The museum experience begins with racial classification: visitors receive a ticket designating them "White" or "Non-White" on entry and proceed through different entrances, immediately experiencing the foundational mechanism of the apartheid system. The exhibition then moves chronologically: the history of segregation before apartheid, the 1948 election that brought the National Party to power, the Population Registration Act, the Bantustan system, and the increasingly brutal enforcement of racial separation through the 1960s and 70s.
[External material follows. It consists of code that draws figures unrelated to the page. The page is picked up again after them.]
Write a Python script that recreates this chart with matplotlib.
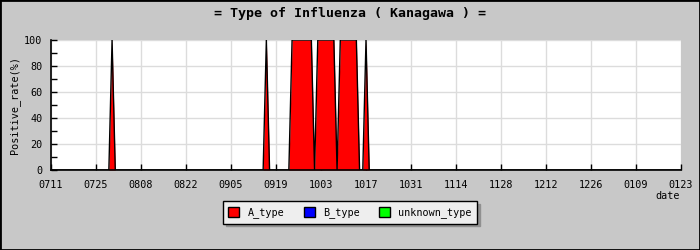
import numpy as np
import matplotlib
matplotlib.use('Agg')
from matplotlib import pyplot as plt
from matplotlib.patches import Patch, Rectangle

# days counted from 07/11, one value per day
tick_days = [0, 14, 28, 42, 56, 70, 84, 98, 112, 126, 140, 154, 168, 182, 196]
tick_labels = ['0711', '0725', '0808', '0822', '0905', '0919', '1003', '1017',
               '1031', '1114', '1128', '1212', '1226', '0109', '0123']
a_days = [19, 67, 75, 76, 77, 78, 79, 80, 81, 83, 84, 85, 86, 87, 88,
          90, 91, 92, 93, 94, 95, 98]
a_vals = [100, 100, 100, 100, 100, 100, 100, 100, 100, 100, 100, 100, 100, 100, 100,
          100, 100, 100, 100, 100, 100, 100]
n_days = 197

days = np.arange(n_days)
a_type = np.zeros(n_days)
a_type[a_days] = a_vals
b_type = np.zeros(n_days)
unknown_type = np.zeros(n_days)

plt.rcParams['font.family'] = 'DejaVu Sans Mono'
bg = '#c8c8c8'
fig = plt.figure(figsize=(7, 2.5), dpi=100, facecolor=bg)
ax = fig.add_axes([51/700, 1-170/250, 630/700, 130/250])
ax.set_facecolor('white')

ax.fill_between(days, 0, a_type, color='red', lw=0, antialiased=False, zorder=2)
ax.fill_between(days, a_type, a_type+b_type, color='blue', lw=0, zorder=2)
ax.fill_between(days, a_type+b_type, a_type+b_type+unknown_type, color='#00ff00', lw=0, zorder=2)
ax.plot(days, a_type, color='black', lw=1, zorder=3)

ax.set_xlim(0, 196)
ax.set_ylim(0, 100)
ax.set_xticks(tick_days)
ax.set_xticklabels(tick_labels, fontsize=7.3)
ax.set_yticks(range(0, 101, 20))
ax.set_yticks(range(0, 101, 10), minor=True)
ax.tick_params(axis='both', which='both', direction='in', length=4, width=1, labelsize=7.3)
ax.tick_params(axis='x', pad=7)
ax.tick_params(axis='y', pad=6)
ax.grid(True, which='major', color='#dcdcdc', lw=1, zorder=0)
for s in ['top', 'right']:
    ax.spines[s].set_visible(False)
ax.spines['left'].set_linewidth(1.2)
ax.spines['bottom'].set_linewidth(1.2)
ax.set_ylabel('Positive_rate(%)', fontsize=7.3)
ax.yaxis.set_label_coords((20-51)/630, 0.5)
fig.text(668/700, 1-196/250, 'date', fontsize=7.3, ha='center', va='center')

fig.text(0.5, 1-13/250, '= Type of Influenza ( Kanagawa ) =', fontsize=9.5,
         fontweight='bold', ha='center', va='center')

handles = [Patch(facecolor='red', edgecolor='black', label='A_type'),
           Patch(facecolor='blue', edgecolor='black', label='B_type'),
           Patch(facecolor='#00ff00', edgecolor='black', label='unknown_type')]
leg = fig.legend(handles=handles, ncol=3, loc='center', bbox_to_anchor=(350/700, 1-212.5/250),
                 fontsize=7.3, fancybox=False, shadow={'color': '#909090', 'alpha': 1},
                 edgecolor='black', facecolor='#eeeeee', framealpha=1,
                 handlelength=1.1, handleheight=1.1, columnspacing=1.9, borderpad=0.55)
leg.get_frame().set_linewidth(1)

fig.patches.append(Rectangle((0, 0), 1, 1, transform=fig.transFigure, fill=False,
                             edgecolor='black', lw=2))
fig.savefig('out.png', dpi=100, facecolor=bg)
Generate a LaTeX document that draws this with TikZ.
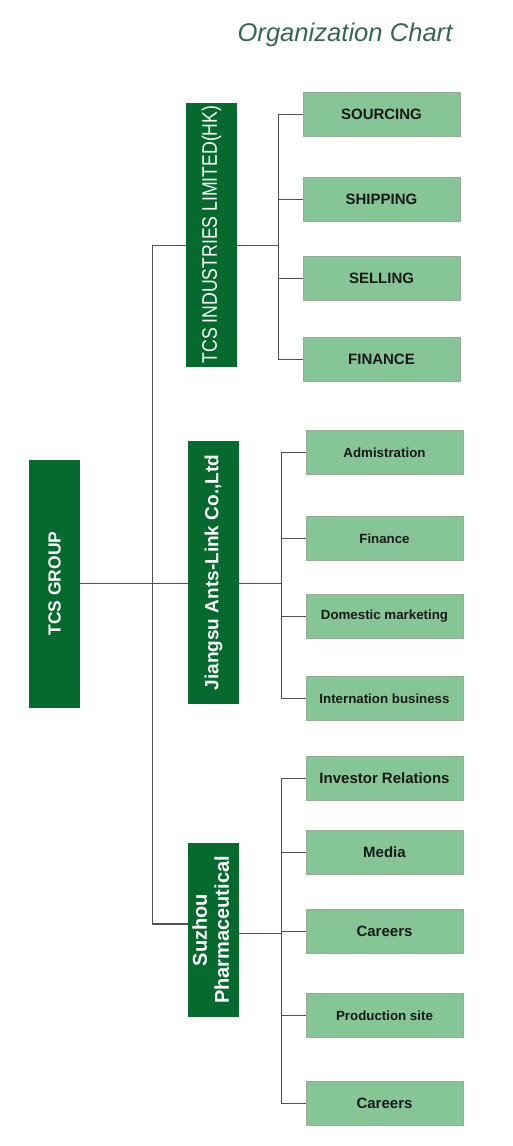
\documentclass[tikz,border=0pt]{standalone}
\usepackage{fontspec}
\setmainfont{Liberation Sans}
\newfontfamily\narrowsf[FakeStretch=0.84]{Liberation Sans}
\usetikzlibrary{calc}
\definecolor{orgdark}{RGB}{6, 106, 46}
\definecolor{orglight}{RGB}{134, 198, 150}
\definecolor{orgedge}{RGB}{150, 172, 152}
\definecolor{orgline}{RGB}{80, 80, 80}
\definecolor{orgtitle}{RGB}{55, 100, 90}

\begin{document}
\begin{tikzpicture}[x=1pt, y=-1pt,
  head/.style={fill=orgdark, text=white, inner sep=0pt, minimum width=51pt},
  dept/.style={fill=orglight, draw=orgedge, line width=0.8pt, text=black!90, font=\bfseries\fontsize{15}{18}\selectfont, inner sep=0pt, minimum width=157pt, minimum height=44pt},
  small/.style={font=\bfseries\fontsize{13.3}{16}\selectfont},
  link/.style={draw=orgline, line width=1.1pt},
  charttitle/.style={font=\itshape\fontsize{25.6}{30}\selectfont, text=orgtitle}
]
\useasboundingbox (0,0) rectangle (513,1146);

\node[charttitle] (ttl) at (345,35) {Organization Chart};

% Companies
\node[head, minimum height=248pt] (grp) at (54.5,583.5) {\rotatebox{90}{\bfseries\fontsize{17.5}{20}\selectfont TCS GROUP}};
\node[head, minimum height=264pt] (hk) at (211.5,234.5) {\rotatebox{90}{\narrowsf\fontsize{21}{24}\selectfont TCS INDUSTRIES LIMITED(HK)}};
\node[head, minimum height=263pt] (js) at (213.5,572.5) {\rotatebox{90}{\bfseries\fontsize{19}{22}\selectfont Jiangsu Ants-Link Co.,Ltd}};
\node[head, minimum height=174pt] (sz) at (213.5,930) {\rotatebox{90}{\bfseries\fontsize{20}{22}\selectfont\begin{tabular}{@{}c@{}}Suzhou\\Pharmaceutical\end{tabular}}};

% Departments
\node[dept] (src) at (381.5,114.5) {SOURCING};
\node[dept] (shp) at (381.5,199.5) {SHIPPING};
\node[dept] (sel) at (381.5,278.5) {SELLING};
\node[dept] (fin) at (381.5,359.5) {FINANCE};

\node[dept, small] (adm) at (384.5,452.5) {Admistration};
\node[dept, small] (jfin) at (384.5,538.5) {Finance};
\node[dept, small] (dom) at (384.5,616.5) {Domestic marketing};
\node[dept, small] (intl) at (384.5,698.5) {Internation business};

\node[dept] (inv) at (384.5,778.5) {Investor Relations};
\node[dept] (med) at (384.5,852.5) {Media};
\node[dept] (car) at (384.5,931.5) {Careers};
\node[dept, small] (prod) at (384.5,1015.5) {Production site};
\node[dept] (car2) at (384.5,1103.5) {Careers};

% Connectors
\coordinate (trunk) at (152.5,583.5);
\coordinate (hkbus) at (278.5,245.5);
\coordinate (jsbus) at (281.5,583.5);
\coordinate (szbus) at (281.5,933.5);

\draw[link] (grp.east) -- (grp.east -| js.west);
\draw[link] ($(hk.west)+(0,11)$) -| (trunk) |- ($(sz.west)+(0,-6)$);

\draw[link] ($(hk.east)+(0,11)$) -- (hkbus);
\foreach \d in {src,shp,sel,fin}
  \draw[link] (hkbus) |- (\d.west);

\draw[link] (js.east |- jsbus) -- (jsbus);
\foreach \d in {adm,jfin,dom,intl}
  \draw[link] (jsbus) |- (\d.west);

\draw[link] (sz.east |- szbus) -- (szbus);
\foreach \d in {inv,med,car,prod,car2}
  \draw[link] (szbus) |- (\d.west);

\end{tikzpicture}
\end{document}
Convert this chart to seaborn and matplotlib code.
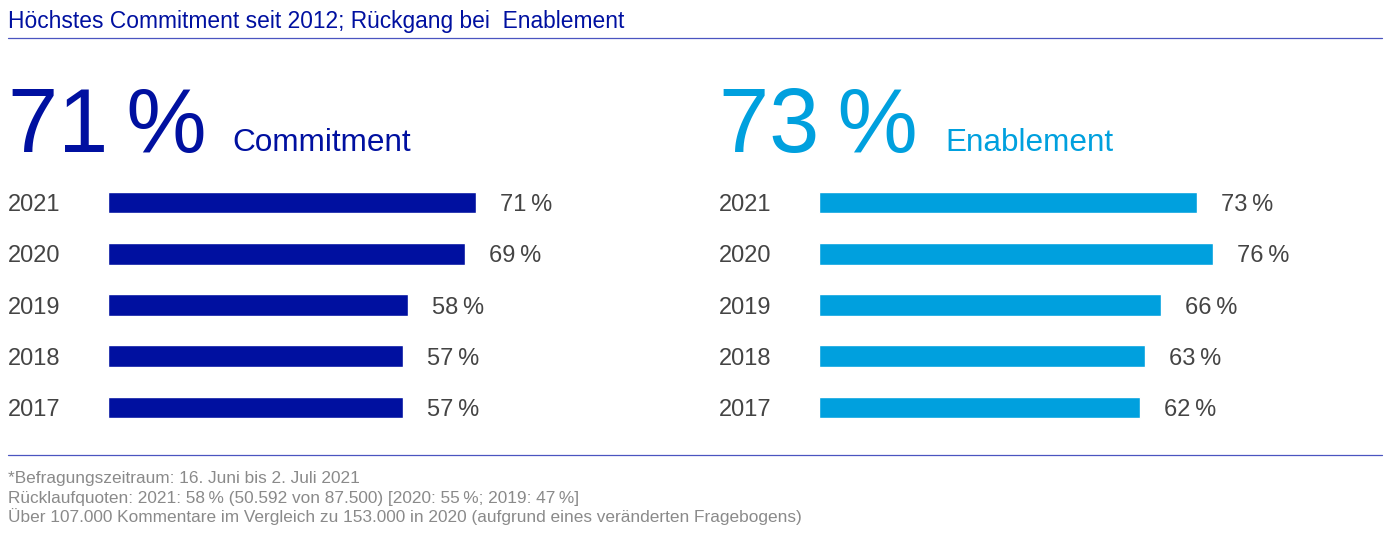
import matplotlib
matplotlib.use('Agg')
import matplotlib.pyplot as plt
from matplotlib.lines import Line2D
import seaborn as sns

# data
years = ['2021', '2020', '2019', '2018', '2017']
commitment = [71, 69, 58, 57, 57]
enablement = [73, 76, 66, 63, 62]
commitment_now = '71\u2009%'
enablement_now = '73\u2009%'
title = 'Höchstes Commitment seit 2012; Rückgang bei  Enablement'
footnotes = [
    '*Befragungszeitraum: 16. Juni bis 2. Juli 2021',
    'Rücklaufquoten: 2021: 58\u2009% (50.592 von 87.500) [2020: 55\u2009%; 2019: 47\u2009%]',
    'Über 107.000 Kommentare im Vergleich zu 153.000 in 2020 (aufgrund eines veränderten Fragebogens)',
]

dark_blue = '#0010a0'
light_blue = '#00a0de'
gray_text = '#444444'
rule_color = '#4a55c0'

sns.set_style('white')
plt.rcParams['font.family'] = ['Liberation Sans', 'DejaVu Sans']

W, H = 1390, 535
fig = plt.figure(figsize=(W / 100, H / 100), dpi=100)


def fx(x):
    return x / W


def fy(y):
    return 1 - y / H


px_per_unit = 5.18
row = 51.25
ax_w = 500
ax_top = 202.5 - row / 2
ax_h = row * 5


def panel(left, values, color):
    ax = fig.add_axes([fx(left), fy(ax_top + ax_h), ax_w / W, ax_h / H])
    sns.barplot(x=values, y=years, orient='h', color=color, saturation=1,
                width=0.42, ax=ax)
    ax.set_xlim(0, ax_w / px_per_unit)
    ax.set_ylim(4.5, -0.5)
    labels = ax.bar_label(ax.containers[0], labels=[f'{v}\u2009%' for v in values],
                          padding=17.3, fontsize=17, color=gray_text)
    for t in labels:
        t.set_va('center_baseline')
    ax.set_xticks([])
    ax.tick_params(axis='y', length=0, pad=72, labelsize=17, labelcolor=gray_text)
    plt.setp(ax.get_yticklabels(), ha='left')
    ax.set_xlabel('')
    ax.set_ylabel('')
    sns.despine(ax=ax, left=True, bottom=True)
    ax.patch.set_alpha(0)
    return ax


panel(108, commitment, dark_blue)
panel(819, enablement, light_blue)

# header
fig.text(fx(8), fy(28), title, fontsize=16.4, color=dark_blue, va='baseline')
fig.add_artist(Line2D([fx(8), fx(1382)], [fy(38), fy(38)], color=rule_color, lw=0.9))

fig.text(fx(8), fy(152), commitment_now, fontsize=65, color=dark_blue, va='baseline')
fig.text(fx(232), fy(151), 'Commitment', fontsize=22.7, color=dark_blue, va='baseline')
fig.text(fx(719), fy(152), enablement_now, fontsize=65, color=light_blue, va='baseline')
fig.text(fx(945), fy(151), 'Enablement', fontsize=22.7, color=light_blue, va='baseline')

# footer
fig.add_artist(Line2D([fx(8), fx(1382)], [fy(455), fy(455)], color=rule_color, lw=0.9))
for i, line in enumerate(footnotes):
    fig.text(fx(8), fy(483 + i * 19.5), line, fontsize=12.4, color='#8a8a8a',
             va='baseline')

fig.savefig('out.png', dpi=100)
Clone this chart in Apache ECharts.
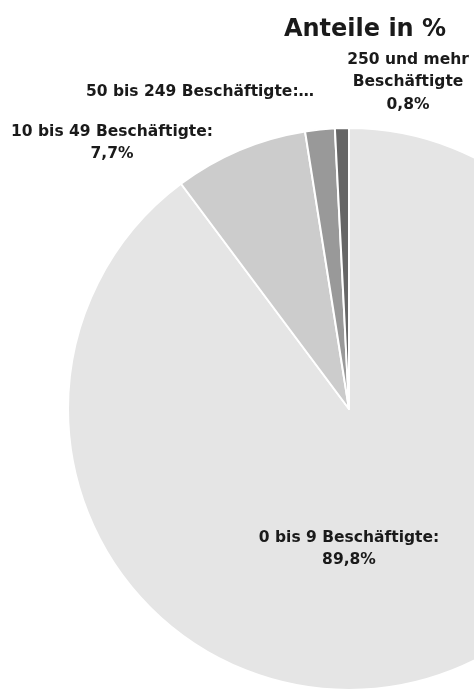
<!DOCTYPE html>
<html>
<head>
<meta charset="utf-8">
<script src="https://cdn.jsdelivr.net/npm/echarts@6/dist/echarts.min.js"></script>
<style>
html,body{margin:0;padding:0;background:#fff;}
#chart{width:474px;height:689px;}
</style>
</head>
<body>
<div id="chart"></div>
<script>
const categories = ['0 bis 9 Beschäftigte', '10 bis 49 Beschäftigte', '50 bis 249 Beschäftigte', '250 und mehr Beschäftigte'];
const values = [89.8, 7.7, 1.7, 0.8];
const labelTexts = ['0 bis 9 Beschäftigte:\n89,8%', '10 bis 49 Beschäftigte:\n7,7%', '50 bis 249 Beschäftigte:…', '250 und mehr\nBeschäftigte\n0,8%'];
const colors = ['#e5e5e5', '#cccccc', '#999999', '#666666'];
const labelAnchors = [[349, 549], [112, 143], [200, 92], [408, 82]];

const FONT = 'DejaVu Sans';
const chart = echarts.init(document.getElementById('chart'));
chart.setOption({
  backgroundColor: '#ffffff',
  animation: false,
  title: {
    text: 'Anteile in %',
    left: 360,
    top: 13,
    textAlign: 'center',
    textStyle: { fontFamily: FONT, fontWeight: 'bold', fontSize: 24, color: '#1a1a1a' }
  },
  series: [{
    type: 'pie',
    center: [349, 409],
    radius: 281,
    startAngle: 90,
    clockwise: true,
    avoidLabelOverlap: false,
    itemStyle: { borderColor: '#ffffff', borderWidth: 2 },
    label: {
      show: true,
      position: 'outside',
      fontFamily: FONT,
      fontWeight: 'bold',
      fontSize: 15.5,
      lineHeight: 22.5,
      color: '#1a1a1a',
      align: 'center',
      formatter: p => labelTexts[p.dataIndex]
    },
    labelLine: { show: false },
    labelLayout: p => ({
      x: labelAnchors[p.dataIndex][0],
      y: labelAnchors[p.dataIndex][1],
      align: 'center',
      verticalAlign: 'middle'
    }),
    emphasis: { disabled: true },
    data: categories.map((c, i) => ({ name: c, value: values[i], itemStyle: { color: colors[i] } }))
  }]
});
</script>
</body>
</html>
The sections on resistance are equally detailed: the ANC, the PAC, the Sharpeville Massacre, Steve Biko's death in detention, the 1976 Soweto Uprising, and the negotiations that led to the 1994 democratic elections. The Nelson Mandela sections use original documents, prison letters, and personal testimony. The final rooms covering the 1994 election and transition are among the most emotionally powerful museum experiences available anywhere.
Budget three to four hours minimum; the museum is too dense for a shorter visit to do justice to its content. It's located in Nasrec, accessible by Uber from central Johannesburg or Sandton. Entry fees are modest. Combined visits with Soweto are a natural pairing.